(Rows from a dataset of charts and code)
## start

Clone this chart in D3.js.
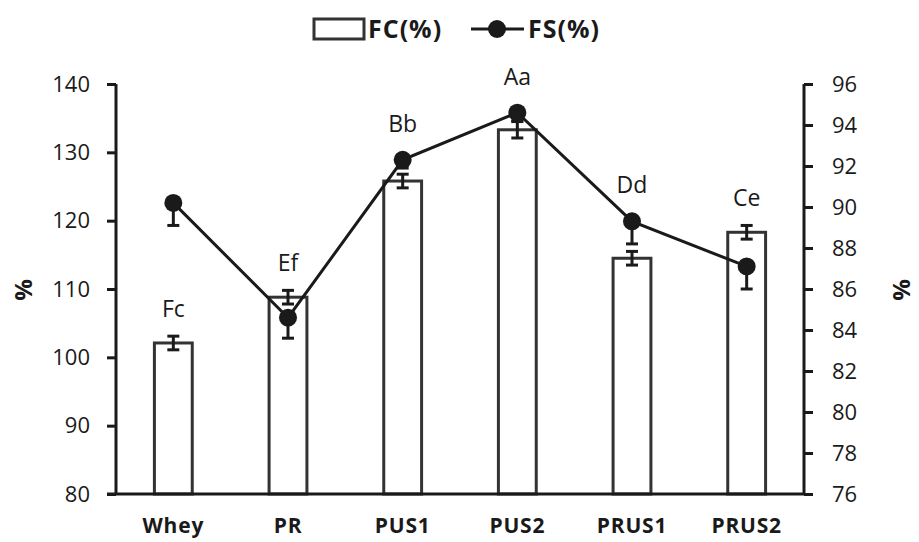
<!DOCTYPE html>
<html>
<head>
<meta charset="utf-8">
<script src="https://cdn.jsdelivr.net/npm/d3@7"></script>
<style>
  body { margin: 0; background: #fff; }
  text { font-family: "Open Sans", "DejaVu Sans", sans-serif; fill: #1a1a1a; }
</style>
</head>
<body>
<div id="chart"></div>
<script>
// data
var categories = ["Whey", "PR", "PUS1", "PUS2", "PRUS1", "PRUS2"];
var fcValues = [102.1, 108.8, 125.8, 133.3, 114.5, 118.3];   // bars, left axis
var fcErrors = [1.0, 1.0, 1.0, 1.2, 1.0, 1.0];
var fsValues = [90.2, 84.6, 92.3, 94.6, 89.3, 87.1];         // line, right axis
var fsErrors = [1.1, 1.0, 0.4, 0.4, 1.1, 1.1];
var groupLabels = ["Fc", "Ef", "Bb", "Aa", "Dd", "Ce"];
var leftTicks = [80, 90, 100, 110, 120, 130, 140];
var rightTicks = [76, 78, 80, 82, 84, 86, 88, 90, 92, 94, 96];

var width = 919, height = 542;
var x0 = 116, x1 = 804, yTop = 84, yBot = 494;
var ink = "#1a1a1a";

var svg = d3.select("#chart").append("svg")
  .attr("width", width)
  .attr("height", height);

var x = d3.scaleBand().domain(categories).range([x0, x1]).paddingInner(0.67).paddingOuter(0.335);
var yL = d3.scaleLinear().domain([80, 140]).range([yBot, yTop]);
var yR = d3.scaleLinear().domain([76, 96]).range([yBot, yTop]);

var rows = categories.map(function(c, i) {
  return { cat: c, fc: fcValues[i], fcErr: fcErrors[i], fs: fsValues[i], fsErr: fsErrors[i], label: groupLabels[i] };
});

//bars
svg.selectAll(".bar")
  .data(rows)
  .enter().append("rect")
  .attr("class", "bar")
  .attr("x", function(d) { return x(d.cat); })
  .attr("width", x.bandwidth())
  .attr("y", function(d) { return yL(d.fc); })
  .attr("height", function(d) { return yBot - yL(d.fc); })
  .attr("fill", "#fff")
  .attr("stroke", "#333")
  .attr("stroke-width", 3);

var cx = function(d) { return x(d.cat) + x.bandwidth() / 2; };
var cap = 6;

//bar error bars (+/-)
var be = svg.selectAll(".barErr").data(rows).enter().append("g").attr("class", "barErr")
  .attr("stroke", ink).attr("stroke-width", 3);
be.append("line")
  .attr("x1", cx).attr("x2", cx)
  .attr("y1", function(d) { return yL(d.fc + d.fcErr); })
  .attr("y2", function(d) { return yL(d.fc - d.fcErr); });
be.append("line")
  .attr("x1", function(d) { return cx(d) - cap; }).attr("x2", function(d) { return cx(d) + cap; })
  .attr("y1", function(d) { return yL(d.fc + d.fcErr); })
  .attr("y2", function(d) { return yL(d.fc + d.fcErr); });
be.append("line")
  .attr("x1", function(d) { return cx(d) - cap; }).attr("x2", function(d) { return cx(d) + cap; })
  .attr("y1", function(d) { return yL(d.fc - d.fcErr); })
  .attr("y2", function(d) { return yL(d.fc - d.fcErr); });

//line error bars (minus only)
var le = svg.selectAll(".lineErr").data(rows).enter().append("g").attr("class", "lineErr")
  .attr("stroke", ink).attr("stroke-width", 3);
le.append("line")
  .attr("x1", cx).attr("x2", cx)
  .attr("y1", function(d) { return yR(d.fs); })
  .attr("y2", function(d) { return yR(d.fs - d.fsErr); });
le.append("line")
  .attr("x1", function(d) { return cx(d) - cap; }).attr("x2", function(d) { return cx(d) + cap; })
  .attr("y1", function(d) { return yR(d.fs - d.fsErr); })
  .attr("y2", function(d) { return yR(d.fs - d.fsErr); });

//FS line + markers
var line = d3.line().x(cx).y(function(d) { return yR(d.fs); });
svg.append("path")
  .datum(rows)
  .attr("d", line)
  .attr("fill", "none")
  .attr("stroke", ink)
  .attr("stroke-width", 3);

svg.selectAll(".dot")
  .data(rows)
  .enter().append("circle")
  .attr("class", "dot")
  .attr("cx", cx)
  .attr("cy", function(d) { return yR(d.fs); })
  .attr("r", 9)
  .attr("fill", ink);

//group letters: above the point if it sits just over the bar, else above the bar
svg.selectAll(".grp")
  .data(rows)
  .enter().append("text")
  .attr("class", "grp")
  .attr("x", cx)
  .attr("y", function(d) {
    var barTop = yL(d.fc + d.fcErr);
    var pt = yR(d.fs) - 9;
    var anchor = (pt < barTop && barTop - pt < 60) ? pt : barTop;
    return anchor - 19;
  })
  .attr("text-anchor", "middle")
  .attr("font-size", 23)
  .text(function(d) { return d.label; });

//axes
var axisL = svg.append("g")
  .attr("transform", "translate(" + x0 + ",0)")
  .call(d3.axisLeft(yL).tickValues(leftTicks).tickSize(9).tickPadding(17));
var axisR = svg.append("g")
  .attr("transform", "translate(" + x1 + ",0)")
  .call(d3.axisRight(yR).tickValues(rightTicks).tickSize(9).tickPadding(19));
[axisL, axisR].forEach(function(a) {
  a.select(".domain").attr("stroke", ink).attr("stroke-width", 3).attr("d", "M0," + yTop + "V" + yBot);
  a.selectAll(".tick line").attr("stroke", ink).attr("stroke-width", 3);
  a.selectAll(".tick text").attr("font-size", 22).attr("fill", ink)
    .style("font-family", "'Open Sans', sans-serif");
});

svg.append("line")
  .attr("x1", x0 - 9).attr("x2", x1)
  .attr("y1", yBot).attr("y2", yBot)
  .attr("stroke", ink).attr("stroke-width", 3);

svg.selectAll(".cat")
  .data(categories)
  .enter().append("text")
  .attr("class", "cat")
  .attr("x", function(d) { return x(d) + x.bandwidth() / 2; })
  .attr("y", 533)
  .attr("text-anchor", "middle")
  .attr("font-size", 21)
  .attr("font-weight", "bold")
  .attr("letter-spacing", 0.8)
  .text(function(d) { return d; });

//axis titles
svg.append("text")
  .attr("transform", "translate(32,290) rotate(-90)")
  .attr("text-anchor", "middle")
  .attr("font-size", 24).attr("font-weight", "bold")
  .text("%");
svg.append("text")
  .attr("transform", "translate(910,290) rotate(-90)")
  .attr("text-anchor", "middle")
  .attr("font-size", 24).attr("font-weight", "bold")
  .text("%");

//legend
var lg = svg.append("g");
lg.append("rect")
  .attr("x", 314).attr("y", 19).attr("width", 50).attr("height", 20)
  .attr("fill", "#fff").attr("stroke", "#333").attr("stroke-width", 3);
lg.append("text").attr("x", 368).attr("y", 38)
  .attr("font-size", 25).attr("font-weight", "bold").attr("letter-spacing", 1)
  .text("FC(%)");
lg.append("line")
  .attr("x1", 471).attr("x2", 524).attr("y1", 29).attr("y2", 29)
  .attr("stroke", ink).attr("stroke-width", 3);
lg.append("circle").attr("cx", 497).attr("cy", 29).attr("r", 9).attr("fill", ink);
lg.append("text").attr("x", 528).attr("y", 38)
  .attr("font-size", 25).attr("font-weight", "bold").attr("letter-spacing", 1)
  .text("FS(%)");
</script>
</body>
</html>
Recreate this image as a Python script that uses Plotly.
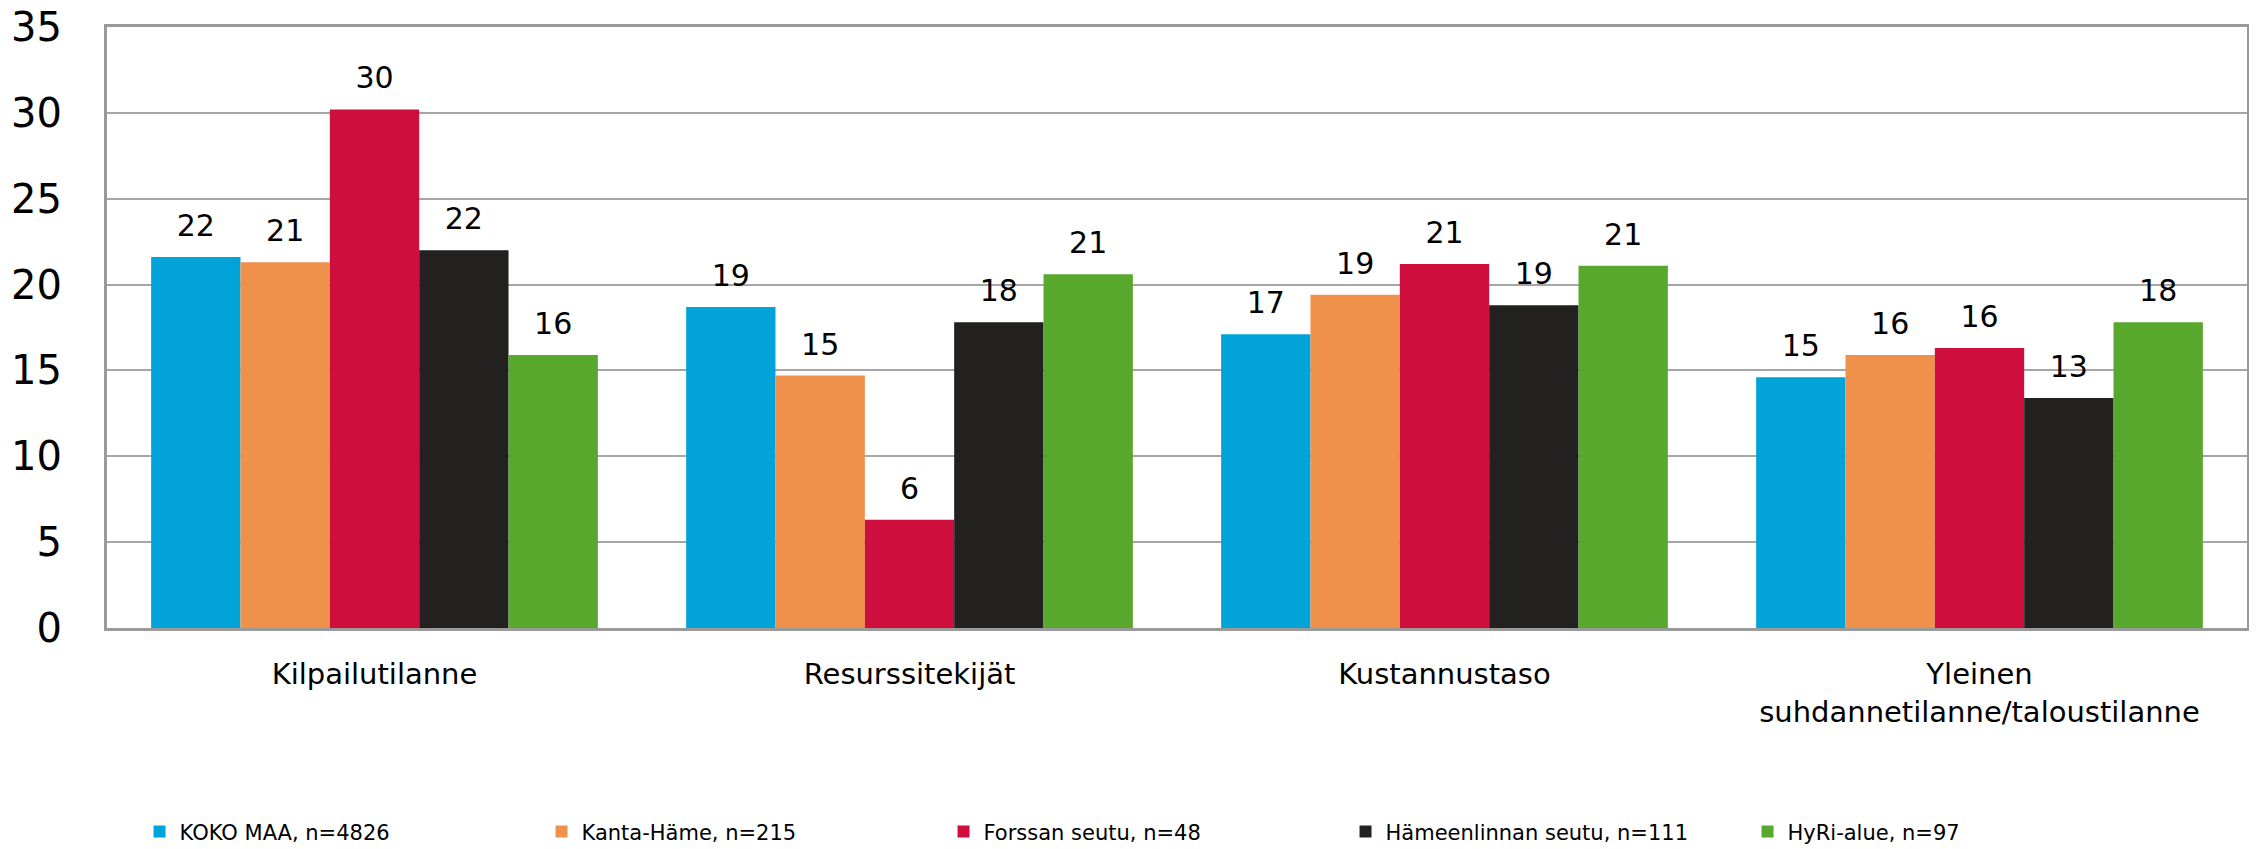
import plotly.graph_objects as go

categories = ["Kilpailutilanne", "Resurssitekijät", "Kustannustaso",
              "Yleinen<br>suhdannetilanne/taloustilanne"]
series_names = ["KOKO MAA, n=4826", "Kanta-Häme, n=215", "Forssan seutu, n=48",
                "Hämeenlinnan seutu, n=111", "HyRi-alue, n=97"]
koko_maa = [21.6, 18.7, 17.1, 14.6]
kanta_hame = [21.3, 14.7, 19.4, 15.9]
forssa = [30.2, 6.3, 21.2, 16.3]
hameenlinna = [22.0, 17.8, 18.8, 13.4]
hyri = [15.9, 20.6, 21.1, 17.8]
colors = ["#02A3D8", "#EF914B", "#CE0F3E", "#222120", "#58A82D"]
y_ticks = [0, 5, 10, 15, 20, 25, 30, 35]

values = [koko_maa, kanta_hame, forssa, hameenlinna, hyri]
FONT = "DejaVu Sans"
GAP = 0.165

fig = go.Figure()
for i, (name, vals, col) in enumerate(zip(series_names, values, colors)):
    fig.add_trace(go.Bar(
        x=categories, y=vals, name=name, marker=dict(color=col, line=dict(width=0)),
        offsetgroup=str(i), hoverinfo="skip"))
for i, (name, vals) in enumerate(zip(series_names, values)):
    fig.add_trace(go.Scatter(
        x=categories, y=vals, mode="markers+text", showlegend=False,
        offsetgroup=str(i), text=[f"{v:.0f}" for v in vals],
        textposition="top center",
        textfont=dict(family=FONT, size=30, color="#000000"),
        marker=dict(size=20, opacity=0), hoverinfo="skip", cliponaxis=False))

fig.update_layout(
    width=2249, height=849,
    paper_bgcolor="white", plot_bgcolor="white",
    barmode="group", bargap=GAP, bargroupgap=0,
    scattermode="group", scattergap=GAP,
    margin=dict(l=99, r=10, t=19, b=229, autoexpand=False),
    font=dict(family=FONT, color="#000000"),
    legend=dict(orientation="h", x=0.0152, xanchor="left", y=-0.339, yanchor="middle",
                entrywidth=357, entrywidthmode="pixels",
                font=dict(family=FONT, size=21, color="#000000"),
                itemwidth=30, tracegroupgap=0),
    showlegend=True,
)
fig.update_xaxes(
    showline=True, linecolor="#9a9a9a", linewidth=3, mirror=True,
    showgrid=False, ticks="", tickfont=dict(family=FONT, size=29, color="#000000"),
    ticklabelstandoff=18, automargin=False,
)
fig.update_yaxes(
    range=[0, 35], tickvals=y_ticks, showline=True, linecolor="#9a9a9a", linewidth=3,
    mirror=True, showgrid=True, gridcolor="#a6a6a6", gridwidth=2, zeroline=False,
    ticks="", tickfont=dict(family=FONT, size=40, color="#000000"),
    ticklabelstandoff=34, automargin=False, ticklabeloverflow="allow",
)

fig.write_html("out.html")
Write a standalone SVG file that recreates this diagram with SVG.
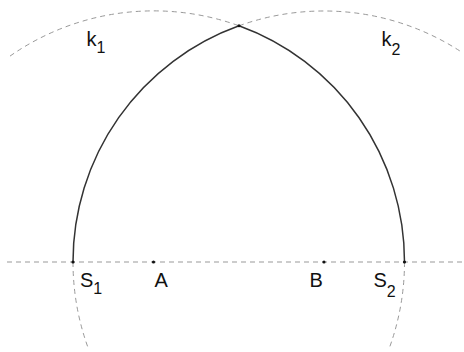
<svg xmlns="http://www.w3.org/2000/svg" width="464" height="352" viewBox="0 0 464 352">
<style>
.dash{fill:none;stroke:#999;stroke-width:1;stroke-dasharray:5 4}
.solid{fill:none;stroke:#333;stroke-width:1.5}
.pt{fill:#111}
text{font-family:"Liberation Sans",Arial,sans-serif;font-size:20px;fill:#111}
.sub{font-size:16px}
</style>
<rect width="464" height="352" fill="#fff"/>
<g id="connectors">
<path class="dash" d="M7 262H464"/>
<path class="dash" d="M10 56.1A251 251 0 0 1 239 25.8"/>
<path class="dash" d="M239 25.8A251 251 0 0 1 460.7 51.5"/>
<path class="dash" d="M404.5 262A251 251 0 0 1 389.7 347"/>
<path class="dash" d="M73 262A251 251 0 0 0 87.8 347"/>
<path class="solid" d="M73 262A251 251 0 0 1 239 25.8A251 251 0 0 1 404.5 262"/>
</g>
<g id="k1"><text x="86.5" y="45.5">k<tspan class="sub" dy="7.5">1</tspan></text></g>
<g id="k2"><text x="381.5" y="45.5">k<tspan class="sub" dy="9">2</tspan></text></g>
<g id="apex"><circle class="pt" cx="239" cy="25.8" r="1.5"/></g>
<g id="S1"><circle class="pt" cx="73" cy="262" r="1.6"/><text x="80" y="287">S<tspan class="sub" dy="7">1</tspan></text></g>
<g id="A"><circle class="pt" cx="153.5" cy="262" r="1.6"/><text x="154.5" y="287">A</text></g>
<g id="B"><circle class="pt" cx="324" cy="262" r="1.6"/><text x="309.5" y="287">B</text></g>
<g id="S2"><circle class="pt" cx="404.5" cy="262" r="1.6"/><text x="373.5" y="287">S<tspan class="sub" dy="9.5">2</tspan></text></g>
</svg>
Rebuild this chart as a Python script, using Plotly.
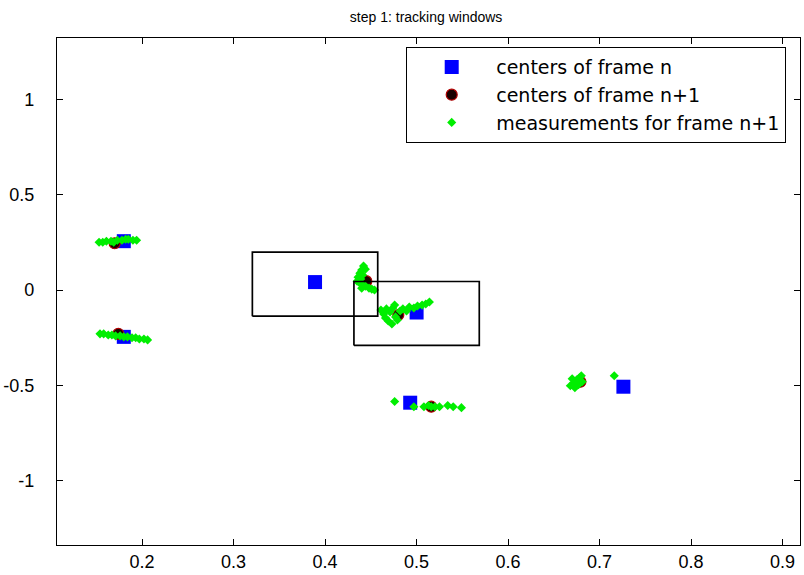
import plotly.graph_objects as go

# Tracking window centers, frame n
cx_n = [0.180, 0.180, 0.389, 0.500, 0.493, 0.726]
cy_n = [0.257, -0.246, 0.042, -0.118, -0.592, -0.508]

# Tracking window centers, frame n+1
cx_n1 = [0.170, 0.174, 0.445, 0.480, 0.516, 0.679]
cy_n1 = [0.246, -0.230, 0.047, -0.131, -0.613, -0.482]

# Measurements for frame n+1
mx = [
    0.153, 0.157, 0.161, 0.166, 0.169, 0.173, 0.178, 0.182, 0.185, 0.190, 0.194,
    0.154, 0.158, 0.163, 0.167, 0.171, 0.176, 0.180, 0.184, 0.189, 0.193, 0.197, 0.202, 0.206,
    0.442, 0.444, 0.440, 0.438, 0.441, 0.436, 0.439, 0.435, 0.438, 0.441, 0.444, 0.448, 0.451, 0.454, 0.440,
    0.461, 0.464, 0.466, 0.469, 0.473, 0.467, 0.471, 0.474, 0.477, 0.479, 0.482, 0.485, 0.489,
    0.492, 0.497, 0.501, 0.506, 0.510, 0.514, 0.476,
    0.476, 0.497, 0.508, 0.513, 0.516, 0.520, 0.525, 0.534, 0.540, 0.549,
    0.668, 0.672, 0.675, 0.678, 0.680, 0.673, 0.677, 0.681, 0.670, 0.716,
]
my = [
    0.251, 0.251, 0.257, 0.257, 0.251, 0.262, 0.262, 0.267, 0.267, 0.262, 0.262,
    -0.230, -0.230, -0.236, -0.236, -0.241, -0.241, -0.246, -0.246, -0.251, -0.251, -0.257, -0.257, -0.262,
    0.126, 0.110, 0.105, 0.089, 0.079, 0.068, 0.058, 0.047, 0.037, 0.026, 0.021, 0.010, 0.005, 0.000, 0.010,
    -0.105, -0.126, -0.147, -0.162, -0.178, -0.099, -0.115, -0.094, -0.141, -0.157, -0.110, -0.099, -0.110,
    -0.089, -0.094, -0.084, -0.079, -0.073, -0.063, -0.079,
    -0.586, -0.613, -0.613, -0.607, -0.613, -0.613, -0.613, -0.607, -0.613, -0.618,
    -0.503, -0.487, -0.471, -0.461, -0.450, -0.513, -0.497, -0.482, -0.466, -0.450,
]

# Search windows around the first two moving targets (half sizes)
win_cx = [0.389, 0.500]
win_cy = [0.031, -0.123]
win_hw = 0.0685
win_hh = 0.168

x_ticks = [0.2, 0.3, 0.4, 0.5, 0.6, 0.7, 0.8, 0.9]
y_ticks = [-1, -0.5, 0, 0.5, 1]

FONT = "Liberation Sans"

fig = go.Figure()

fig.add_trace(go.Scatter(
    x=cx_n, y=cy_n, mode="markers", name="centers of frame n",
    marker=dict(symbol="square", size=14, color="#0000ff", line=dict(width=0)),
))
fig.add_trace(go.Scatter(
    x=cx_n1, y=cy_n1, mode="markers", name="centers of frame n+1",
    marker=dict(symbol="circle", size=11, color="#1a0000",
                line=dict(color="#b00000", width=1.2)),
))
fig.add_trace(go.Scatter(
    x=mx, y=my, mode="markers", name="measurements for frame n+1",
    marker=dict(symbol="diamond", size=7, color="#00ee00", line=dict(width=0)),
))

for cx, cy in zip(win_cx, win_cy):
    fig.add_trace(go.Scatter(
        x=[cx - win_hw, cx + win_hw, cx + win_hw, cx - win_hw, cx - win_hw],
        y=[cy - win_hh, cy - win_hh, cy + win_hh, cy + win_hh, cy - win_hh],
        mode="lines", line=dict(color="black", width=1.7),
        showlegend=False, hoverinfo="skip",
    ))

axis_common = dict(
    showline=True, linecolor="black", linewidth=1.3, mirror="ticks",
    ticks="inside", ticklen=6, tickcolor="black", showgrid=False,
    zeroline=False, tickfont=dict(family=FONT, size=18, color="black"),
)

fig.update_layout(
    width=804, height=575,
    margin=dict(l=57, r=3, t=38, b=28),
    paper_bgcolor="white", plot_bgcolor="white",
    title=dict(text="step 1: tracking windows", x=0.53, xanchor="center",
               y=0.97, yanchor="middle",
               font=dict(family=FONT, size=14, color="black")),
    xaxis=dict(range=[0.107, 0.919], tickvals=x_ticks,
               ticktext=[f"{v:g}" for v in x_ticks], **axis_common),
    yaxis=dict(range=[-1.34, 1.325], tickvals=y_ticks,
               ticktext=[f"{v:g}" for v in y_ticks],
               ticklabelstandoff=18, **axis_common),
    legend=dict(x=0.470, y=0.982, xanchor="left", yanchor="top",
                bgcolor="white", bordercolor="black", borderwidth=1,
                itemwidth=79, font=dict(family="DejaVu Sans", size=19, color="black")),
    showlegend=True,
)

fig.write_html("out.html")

## end

**Stated goal**
Repeat only the lines running from "Recreate this image" to "GAP = 0.165", ends included, and leave the pictures out.

**Correct result**
Recreate this image as a Python script that uses Plotly.
import plotly.graph_objects as go

categories = ["Kilpailutilanne", "Resurssitekijät", "Kustannustaso",
              "Yleinen<br>suhdannetilanne/taloustilanne"]
series_names = ["KOKO MAA, n=4826", "Kanta-Häme, n=215", "Forssan seutu, n=48",
                "Hämeenlinnan seutu, n=111", "HyRi-alue, n=97"]
koko_maa = [21.6, 18.7, 17.1, 14.6]
kanta_hame = [21.3, 14.7, 19.4, 15.9]
forssa = [30.2, 6.3, 21.2, 16.3]
hameenlinna = [22.0, 17.8, 18.8, 13.4]
hyri = [15.9, 20.6, 21.1, 17.8]
colors = ["#02A3D8", "#EF914B", "#CE0F3E", "#222120", "#58A82D"]
y_ticks = [0, 5, 10, 15, 20, 25, 30, 35]

values = [koko_maa, kanta_hame, forssa, hameenlinna, hyri]
FONT = "DejaVu Sans"
GAP = 0.165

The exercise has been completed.